#### EXERCISE
From the entries below, gather every line containing the string "this".

#### DATA SECTION
>>>>>
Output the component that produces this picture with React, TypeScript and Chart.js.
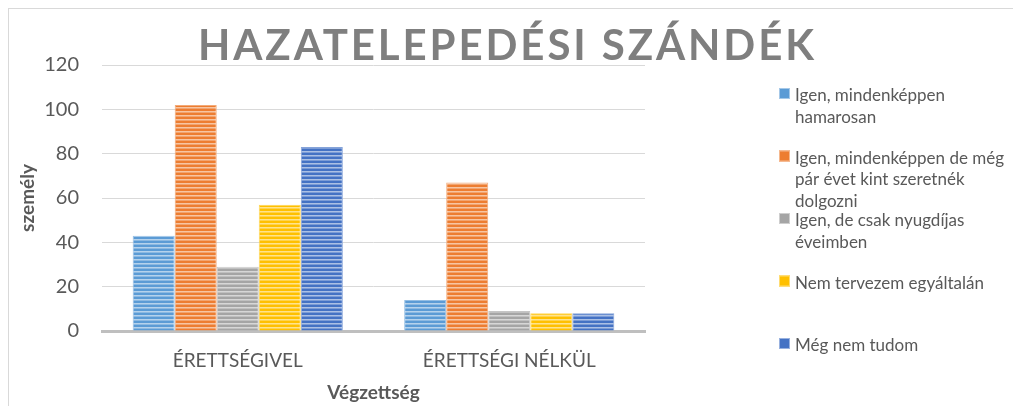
<<<<<
>>>>>
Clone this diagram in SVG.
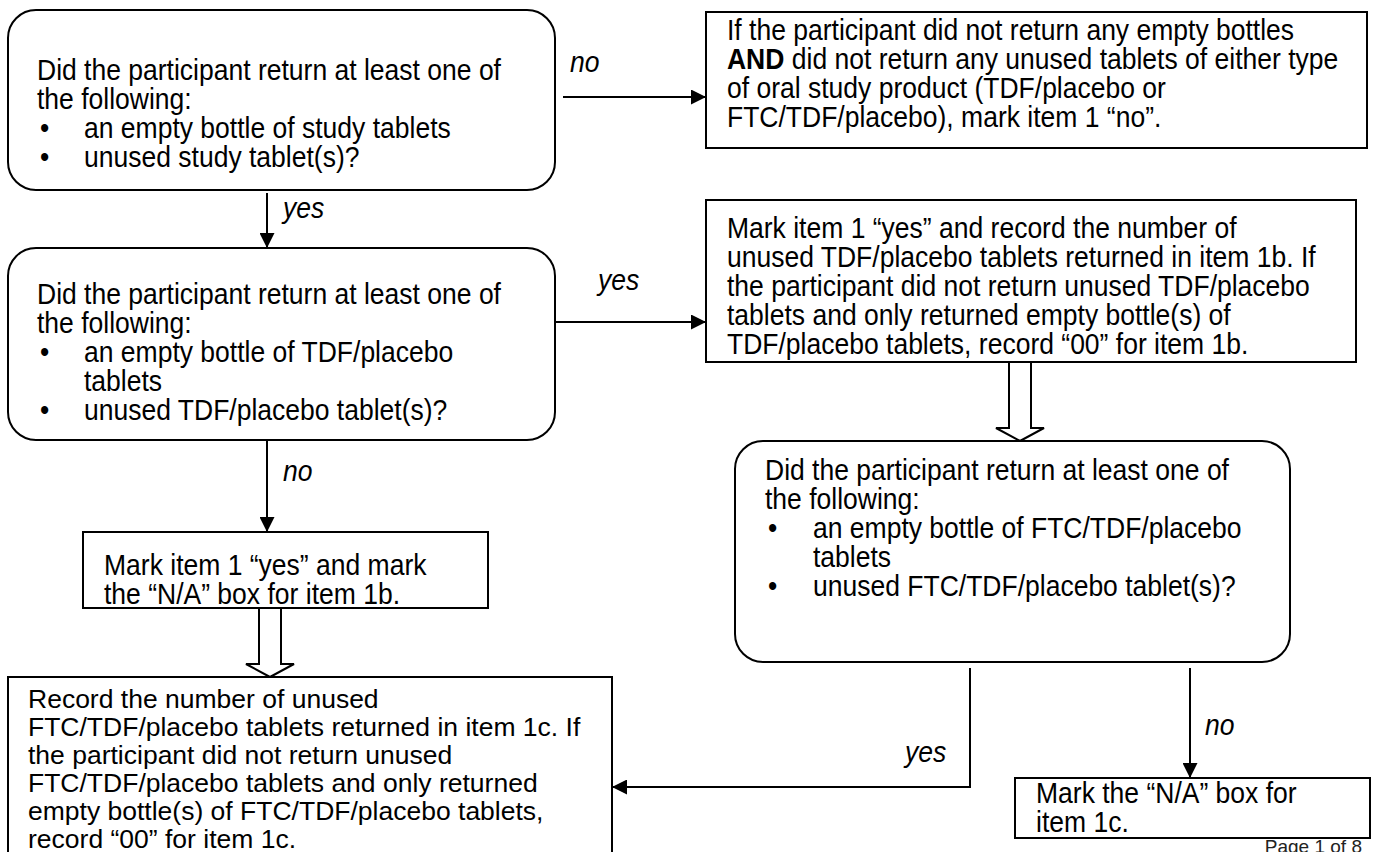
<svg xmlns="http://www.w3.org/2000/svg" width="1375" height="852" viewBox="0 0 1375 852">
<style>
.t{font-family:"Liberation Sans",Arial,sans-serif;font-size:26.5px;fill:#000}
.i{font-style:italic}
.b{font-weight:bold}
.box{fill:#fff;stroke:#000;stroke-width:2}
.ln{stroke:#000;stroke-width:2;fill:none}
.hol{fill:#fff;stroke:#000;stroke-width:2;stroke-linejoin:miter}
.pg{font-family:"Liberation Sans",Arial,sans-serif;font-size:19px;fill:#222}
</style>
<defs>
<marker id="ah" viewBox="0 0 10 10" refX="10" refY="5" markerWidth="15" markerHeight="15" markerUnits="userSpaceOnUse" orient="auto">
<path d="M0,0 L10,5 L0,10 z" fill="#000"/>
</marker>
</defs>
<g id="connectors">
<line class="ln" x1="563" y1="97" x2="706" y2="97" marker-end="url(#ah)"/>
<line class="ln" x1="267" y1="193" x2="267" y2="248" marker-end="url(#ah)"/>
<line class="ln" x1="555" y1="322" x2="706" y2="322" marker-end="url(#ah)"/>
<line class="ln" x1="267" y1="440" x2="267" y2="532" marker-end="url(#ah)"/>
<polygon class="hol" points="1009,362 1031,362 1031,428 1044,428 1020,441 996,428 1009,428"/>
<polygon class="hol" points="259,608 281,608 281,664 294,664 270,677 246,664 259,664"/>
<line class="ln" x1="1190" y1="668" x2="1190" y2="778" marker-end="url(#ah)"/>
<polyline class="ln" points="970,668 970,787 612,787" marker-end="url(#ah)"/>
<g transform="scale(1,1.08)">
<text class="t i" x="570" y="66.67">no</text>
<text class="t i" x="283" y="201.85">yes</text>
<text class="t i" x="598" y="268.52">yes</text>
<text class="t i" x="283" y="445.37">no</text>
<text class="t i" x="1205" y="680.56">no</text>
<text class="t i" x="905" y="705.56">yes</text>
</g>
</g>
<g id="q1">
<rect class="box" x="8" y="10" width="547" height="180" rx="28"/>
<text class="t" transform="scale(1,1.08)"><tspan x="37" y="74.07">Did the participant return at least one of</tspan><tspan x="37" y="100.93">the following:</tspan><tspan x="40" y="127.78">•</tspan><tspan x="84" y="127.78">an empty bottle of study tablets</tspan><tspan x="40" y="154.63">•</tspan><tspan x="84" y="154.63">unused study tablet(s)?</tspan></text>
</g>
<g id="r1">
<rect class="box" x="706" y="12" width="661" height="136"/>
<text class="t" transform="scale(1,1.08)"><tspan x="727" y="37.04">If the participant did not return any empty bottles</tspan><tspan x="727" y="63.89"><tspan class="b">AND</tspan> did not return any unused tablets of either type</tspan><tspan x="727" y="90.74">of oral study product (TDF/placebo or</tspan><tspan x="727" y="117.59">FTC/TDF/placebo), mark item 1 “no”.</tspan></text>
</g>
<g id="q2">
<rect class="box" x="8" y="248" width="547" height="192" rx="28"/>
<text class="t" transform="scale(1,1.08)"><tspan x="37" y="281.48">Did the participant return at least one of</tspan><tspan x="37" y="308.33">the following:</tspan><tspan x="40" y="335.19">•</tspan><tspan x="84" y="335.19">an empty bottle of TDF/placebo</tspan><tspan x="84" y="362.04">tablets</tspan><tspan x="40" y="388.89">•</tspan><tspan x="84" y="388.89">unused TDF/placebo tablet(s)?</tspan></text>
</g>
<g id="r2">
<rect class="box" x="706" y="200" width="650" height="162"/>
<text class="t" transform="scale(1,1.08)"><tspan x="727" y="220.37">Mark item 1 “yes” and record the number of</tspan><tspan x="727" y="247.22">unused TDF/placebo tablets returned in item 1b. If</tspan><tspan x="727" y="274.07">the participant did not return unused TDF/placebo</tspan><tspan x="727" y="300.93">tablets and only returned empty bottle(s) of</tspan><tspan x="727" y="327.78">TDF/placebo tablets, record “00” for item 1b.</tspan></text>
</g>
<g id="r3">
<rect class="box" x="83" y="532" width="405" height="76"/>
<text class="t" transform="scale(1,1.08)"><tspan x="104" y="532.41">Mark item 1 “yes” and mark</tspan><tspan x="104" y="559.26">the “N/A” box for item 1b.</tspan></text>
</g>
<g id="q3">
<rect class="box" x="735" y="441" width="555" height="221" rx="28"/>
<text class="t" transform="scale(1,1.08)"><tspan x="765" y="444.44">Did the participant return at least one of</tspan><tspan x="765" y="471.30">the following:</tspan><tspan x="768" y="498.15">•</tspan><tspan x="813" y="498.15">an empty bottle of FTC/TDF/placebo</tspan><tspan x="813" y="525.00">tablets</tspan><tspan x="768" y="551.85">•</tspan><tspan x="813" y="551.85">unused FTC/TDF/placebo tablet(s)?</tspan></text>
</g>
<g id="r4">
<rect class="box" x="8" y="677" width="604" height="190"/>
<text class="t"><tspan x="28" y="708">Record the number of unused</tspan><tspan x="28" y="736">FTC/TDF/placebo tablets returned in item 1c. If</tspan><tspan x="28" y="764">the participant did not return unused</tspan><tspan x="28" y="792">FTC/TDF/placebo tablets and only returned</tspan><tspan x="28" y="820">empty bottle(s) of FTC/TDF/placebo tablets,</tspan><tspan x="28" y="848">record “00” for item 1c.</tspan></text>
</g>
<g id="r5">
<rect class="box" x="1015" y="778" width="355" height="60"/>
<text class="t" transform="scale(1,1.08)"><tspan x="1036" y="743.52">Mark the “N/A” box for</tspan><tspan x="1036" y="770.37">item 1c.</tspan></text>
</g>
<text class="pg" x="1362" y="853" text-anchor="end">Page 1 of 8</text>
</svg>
<<<<<
#### EXERCISE SOLUTION
Output the component that produces this picture with React, TypeScript and Chart.js.
Clone this diagram in SVG.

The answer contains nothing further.